Dataset section:

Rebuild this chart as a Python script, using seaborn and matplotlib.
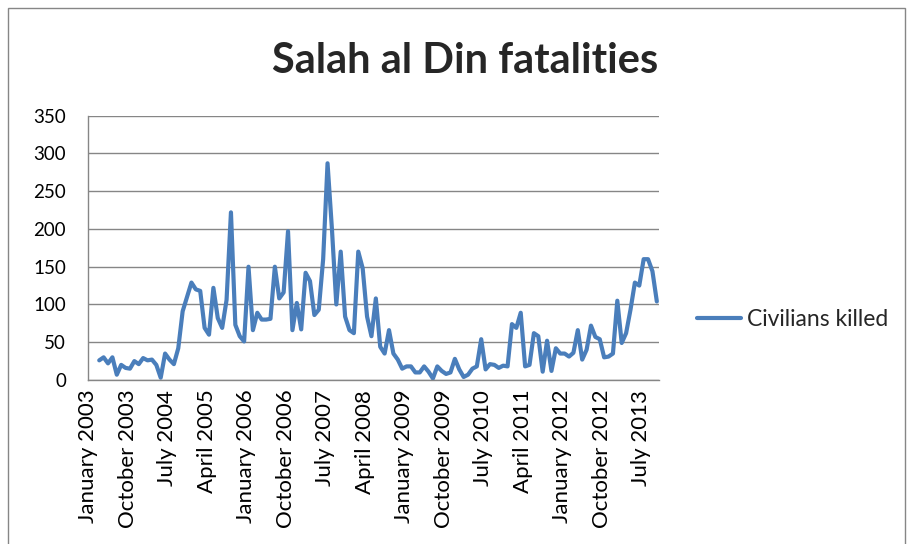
import matplotlib
matplotlib.use('Agg')
import matplotlib.pyplot as plt
import seaborn as sns
import pandas as pd
from matplotlib.patches import Rectangle

# monthly civilian deaths, March 2003 .. October 2013
start_month = '2003-03'
civilians_killed = [
    26, 30, 22, 30, 7, 20, 16, 15, 25, 21,          # 2003 (Mar-Dec)
    29, 26, 27, 20, 3, 35, 27, 21, 42, 91, 110, 129,  # 2004
    120, 118, 69, 60, 122, 82, 69, 106, 222, 73, 58, 51,  # 2005
    150, 66, 89, 80, 80, 81, 150, 108, 116, 197, 66, 102,  # 2006
    67, 142, 131, 86, 93, 160, 287, 200, 100, 170, 84, 66,  # 2007
    62, 170, 148, 84, 58, 108, 44, 35, 66, 35, 27, 15,  # 2008
    18, 18, 10, 10, 18, 11, 2, 18, 12, 8, 10, 28,  # 2009
    14, 4, 7, 15, 18, 54, 14, 21, 20, 16, 19, 18,  # 2010
    74, 69, 89, 18, 20, 62, 58, 11, 52, 12, 42, 35,  # 2011
    35, 31, 36, 66, 27, 40, 72, 57, 54, 30, 31, 35,  # 2012
    105, 49, 62, 93, 129, 125, 160, 160, 144, 104,  # 2013 (Jan-Oct)
]
tick_dates = ['2003-01', '2003-10', '2004-07', '2005-04', '2006-01',
              '2006-10', '2007-07', '2008-04', '2009-01', '2009-10',
              '2010-07', '2011-04', '2012-01', '2012-10', '2013-07']
tick_labels = ['January 2003', 'October 2003', 'July 2004', 'April 2005',
               'January 2006', 'October 2006', 'July 2007', 'April 2008',
               'January 2009', 'October 2009', 'July 2010', 'April 2011',
               'January 2012', 'October 2012', 'July 2013']
yticks = [0, 50, 100, 150, 200, 250, 300, 350]

base = pd.Period('2003-01', freq='M')
months = pd.period_range(start_month, periods=len(civilians_killed), freq='M')
df = pd.DataFrame({
    'month': [(m - base).n + 0.5 for m in months],
    'Civilians killed': civilians_killed,
})
tick_pos = [(pd.Period(d, freq='M') - base).n for d in tick_dates]

sns.set_style('white')
plt.rcParams['font.family'] = ['Lato', 'DejaVu Sans']

fig = plt.figure(figsize=(9.08, 5.44), dpi=100)
ax = fig.add_axes([0.0972, 0.3015, 0.6286, 0.4858])

sns.lineplot(data=df, x='month', y='Civilians killed', ax=ax,
             color='#4A7EBB', linewidth=3.0, label='Civilians killed')

ax.set_xlim(0, (months[-1] - base).n + 1)
ax.set_ylim(0, 350)
ax.set_yticks(yticks)
ax.set_xticks(tick_pos)
ax.set_xticklabels(tick_labels, rotation=90)
ax.tick_params(axis='x', labelsize=16, colors='#000000', length=5,
               width=1, direction='out', pad=2)
ax.tick_params(axis='y', labelsize=13.5, colors='#000000', length=6,
               width=1, direction='out', pad=10)
ax.tick_params(axis='both', color='#868686')
ax.grid(axis='y', color='#868686', linewidth=1)
ax.set_xlabel('')
ax.set_ylabel('')
for side in ['top', 'right']:
    ax.spines[side].set_visible(False)
for side in ['left', 'bottom']:
    ax.spines[side].set_color('#868686')
    ax.spines[side].set_linewidth(1)

fig.text(0.512, 0.888, 'Salah al Din fatalities', ha='center', va='center',
         fontsize=30, fontweight='bold')

leg = ax.legend(loc='center left', bbox_to_anchor=(0.7575, 0.412),
                bbox_transform=fig.transFigure, frameon=False, fontsize=16.5,
                handlelength=1.9, handletextpad=0.3, borderaxespad=0)

# chart area border
fig.patches.append(Rectangle((8 / 908, -0.01), 897 / 908, 1 - 8 / 544 + 0.01,
                             transform=fig.transFigure, fill=False,
                             edgecolor='#868686', linewidth=1))

plt.savefig('out.png', dpi=100)
plt.close()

Short exercise: Except for the pictures, copy the material above exactly.

Task answer:
Rebuild this chart as a Python script, using seaborn and matplotlib.
import matplotlib
matplotlib.use('Agg')
import matplotlib.pyplot as plt
import seaborn as sns
import pandas as pd
from matplotlib.patches import Rectangle

# monthly civilian deaths, March 2003 .. October 2013
start_month = '2003-03'
civilians_killed = [
    26, 30, 22, 30, 7, 20, 16, 15, 25, 21,          # 2003 (Mar-Dec)
    29, 26, 27, 20, 3, 35, 27, 21, 42, 91, 110, 129,  # 2004
    120, 118, 69, 60, 122, 82, 69, 106, 222, 73, 58, 51,  # 2005
    150, 66, 89, 80, 80, 81, 150, 108, 116, 197, 66, 102,  # 2006
    67, 142, 131, 86, 93, 160, 287, 200, 100, 170, 84, 66,  # 2007
    62, 170, 148, 84, 58, 108, 44, 35, 66, 35, 27, 15,  # 2008
    18, 18, 10, 10, 18, 11, 2, 18, 12, 8, 10, 28,  # 2009
    14, 4, 7, 15, 18, 54, 14, 21, 20, 16, 19, 18,  # 2010
    74, 69, 89, 18, 20, 62, 58, 11, 52, 12, 42, 35,  # 2011
    35, 31, 36, 66, 27, 40, 72, 57, 54, 30, 31, 35,  # 2012
    105, 49, 62, 93, 129, 125, 160, 160, 144, 104,  # 2013 (Jan-Oct)
]
tick_dates = ['2003-01', '2003-10', '2004-07', '2005-04', '2006-01',
              '2006-10', '2007-07', '2008-04', '2009-01', '2009-10',
              '2010-07', '2011-04', '2012-01', '2012-10', '2013-07']
tick_labels = ['January 2003', 'October 2003', 'July 2004', 'April 2005',
               'January 2006', 'October 2006', 'July 2007', 'April 2008',
               'January 2009', 'October 2009', 'July 2010', 'April 2011',
               'January 2012', 'October 2012', 'July 2013']
yticks = [0, 50, 100, 150, 200, 250, 300, 350]

base = pd.Period('2003-01', freq='M')
months = pd.period_range(start_month, periods=len(civilians_killed), freq='M')
df = pd.DataFrame({
    'month': [(m - base).n + 0.5 for m in months],
    'Civilians killed': civilians_killed,
})
tick_pos = [(pd.Period(d, freq='M') - base).n for d in tick_dates]

sns.set_style('white')
plt.rcParams['font.family'] = ['Lato', 'DejaVu Sans']

fig = plt.figure(figsize=(9.08, 5.44), dpi=100)
ax = fig.add_axes([0.0972, 0.3015, 0.6286, 0.4858])

sns.lineplot(data=df, x='month', y='Civilians killed', ax=ax,
             color='#4A7EBB', linewidth=3.0, label='Civilians killed')

ax.set_xlim(0, (months[-1] - base).n + 1)
ax.set_ylim(0, 350)
ax.set_yticks(yticks)
ax.set_xticks(tick_pos)
ax.set_xticklabels(tick_labels, rotation=90)
ax.tick_params(axis='x', labelsize=16, colors='#000000', length=5,
               width=1, direction='out', pad=2)
ax.tick_params(axis='y', labelsize=13.5, colors='#000000', length=6,
               width=1, direction='out', pad=10)
ax.tick_params(axis='both', color='#868686')
ax.grid(axis='y', color='#868686', linewidth=1)
ax.set_xlabel('')
ax.set_ylabel('')
for side in ['top', 'right']:
    ax.spines[side].set_visible(False)
for side in ['left', 'bottom']:
    ax.spines[side].set_color('#868686')
    ax.spines[side].set_linewidth(1)

fig.text(0.512, 0.888, 'Salah al Din fatalities', ha='center', va='center',
         fontsize=30, fontweight='bold')

leg = ax.legend(loc='center left', bbox_to_anchor=(0.7575, 0.412),
                bbox_transform=fig.transFigure, frameon=False, fontsize=16.5,
                handlelength=1.9, handletextpad=0.3, borderaxespad=0)

# chart area border
fig.patches.append(Rectangle((8 / 908, -0.01), 897 / 908, 1 - 8 / 544 + 0.01,
                             transform=fig.transFigure, fill=False,
                             edgecolor='#868686', linewidth=1))

plt.savefig('out.png', dpi=100)
plt.close()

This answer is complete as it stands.